Alkad had given the Confederation something new to fear, something which surpassed even the destructive power of antimatter. A star slayer. And that prospect was as humbling as it was terrifying. She had resigned herself that after the war billions of planet dwellers would look up at the naked stars, waiting for the twinkling light which had been Omuta to vanish from the night sky. Then they would remember her name, and curse her to hell.

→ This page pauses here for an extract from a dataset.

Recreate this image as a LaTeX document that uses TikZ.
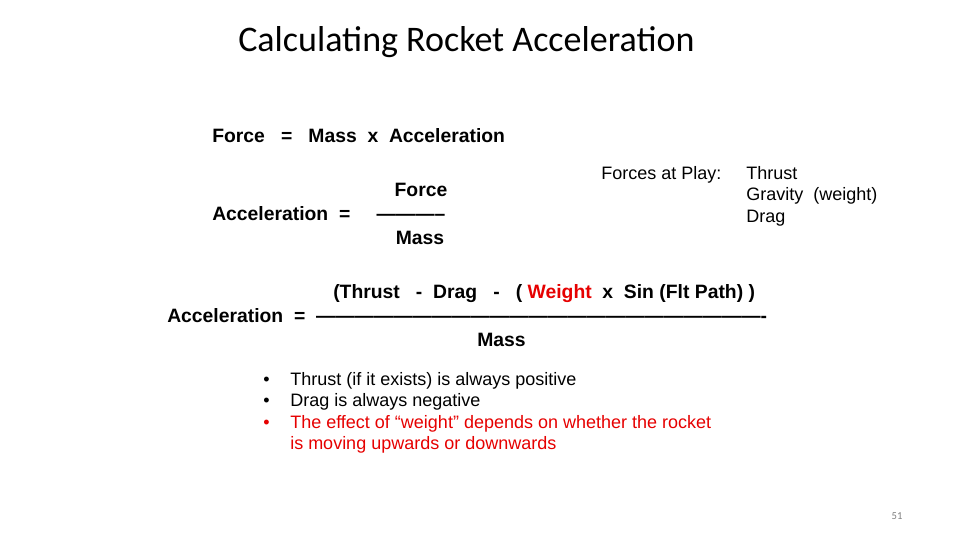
\documentclass[tikz,border=0pt]{standalone}
\usepackage{fontspec}
\setmainfont{Liberation Sans}[Ligatures=ResetAll]
\newfontfamily\titlefont{Carlito}
\definecolor{myred}{RGB}{230,0,0}
\begin{document}
\begin{tikzpicture}[x=0.75pt,y=-0.75pt,
  t/.style={anchor=base west,inner sep=0pt,font=\fontsize{14.5}{17}\selectfont\bfseries},
  n/.style={anchor=base west,inner sep=0pt,font=\fontsize{13.5}{16}\selectfont},
  c/.style={anchor=base,inner sep=0pt,font=\fontsize{14.5}{17}\selectfont\bfseries}]
\useasboundingbox (0,0) rectangle (960,540);
\node[anchor=base west,inner sep=0pt,font=\fontsize{27}{32}\selectfont\titlefont] (title) at (238,51) {Calculating Rocket Acceleration};
\node[t] (fma) at (212,142) {Force\ \ \ =\ \ \ Mass\ \ x\ \ Acceleration};
\node[t] (acc1) at (212,220) {Acceleration\ \ =};
\node[c] (f1) at (421,196) {Force};
\node[c] (d1) at (411,220) {-----------};
\node[c] (m1) at (420,244) {Mass};
\node[n] (fap) at (601,179) {Forces at Play:};
\node[n] (thr) at (746,179) {Thrust};
\node[n] (grav) at (746,200) {Gravity\ \ (weight)};
\node[n] (drag) at (746,222) {Drag};
\node[t] (num) at (333,298) {(Thrust\ \ \ -\ \ Drag\ \ \ -\ \ \ (\ \textcolor{myred}{Weight}\ \ x\ \ Sin (Flt Path)\ )};
\node[t] (acc2) at (167,322) {Acceleration\ \ =\ \ ----------------------------------------------------------------------};
\node[t] (m2) at (477,346) {Mass};
\node[n] (b1) at (263,385) {\textbullet};
\node[n] (b2) at (263,406) {\textbullet};
\node[n] (b3) at (263,428) {\textcolor{myred}{\textbullet}};
\node[n] (l1) at (290,385) {Thrust (if it exists) is always positive};
\node[n] (l2) at (290,406) {Drag is always negative};
\node[n,text=myred] (l3) at (290,428) {The effect of “weight” depends on whether the rocket};
\node[n,text=myred] (l4) at (290,449) {is moving upwards or downwards};
\node[anchor=base,inner sep=0pt,font=\fontsize{8}{10}\selectfont\titlefont,text=gray] (pg) at (897,519) {51};
\end{tikzpicture}
\end{document}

All because I was too stupid to learn from past mistakes. Just like all the other dreaming fools throughout history, wrapped up with seductive, clean equations, their simplistic, isolated elegance, giving no thought to the messy, bloody, physical application that was their ultimate reality. As if we didn’t have enough weapons already. But that’s human nature, we’ve always got to go one better, to increase the terror another notch. And for what?
Three hundred and eighty-seven Dorados: large asteroids with a nearly pure metal content. They were orbiting a red-dwarf sun twenty light-years away from Garissa, twenty-nine light-years from Omuta. Scoutships from both inhabited systems had stumbled across them virtually simultaneously. Who had actually been first would never now be known. Both governments had claimed them: the wealth contained in the lonely metal chunks would be a heady boost for the planet whose companies could mine and refine such plentiful ore.
At first it had been a squabble, a collection of incidents. Prospecting and survey ships dispatched to the Dorados had been attacked by “pirates.” And, as always, the conflict had escalated. It ceased to be the ships, and started to become their home asteroid ports. Then nearby industrial stations had proved tempting targets. The Confederation Assembly’s attempt to mediate had come to nothing.
Both sides had called in their registered naval reserves, and started to hire the independent traders, with their fast, well-equipped ships capable of deploying combat wasps. Finally, last month, Omuta had used an antimatter bomb against an industrial asteroid settlement in the Garissa system. Fifty-six thousand people had been killed when the biosphere chamber ruptured, spewing them out into space. Those who survived, another eighteen thousand with their mashed fluid-clogged lungs, decompressed capillaries, and dissevered skin, had strained the planet’s medical facilities close to breaking point. Over seven hundred had been sent to the university’s medical school, which had beds for three hundred. Alkad had witnessed the chaos and pain first hand, heard the gurgling screams that never ended.
So now it was retaliation time. Because, as everybody knew, the next stage would be planetary bombardment. And Alkad Mzu had been surprised to find her nationalistic jingoism supplanting the academic aloofness which had ruled her life to date. Her world was being threatened.
The only credible defence was to hit Omuta first, and hit it hard. Her precious hypothetical equations had been grasped at by the navy, which rushed to turn them into functional hardware.
“I wish I could stop you from feeling so much guilt,” Peter had said. That was the day they had left the planet, the two of them waiting in the officers’ mess of a navy spaceport while their shuttle was prepared.
“Wouldn’t you feel guilty?” she asked irritably. She didn’t want to talk, but she didn’t want to be silent either.
“Yes. But not as much as you. You’re taking the blame for the entire conflict. You shouldn’t do that. Both of us, all of us, everyone on the planet, we’re all being propelled by fate.”
“How many despots and warlords have said that down the centuries? I wonder,?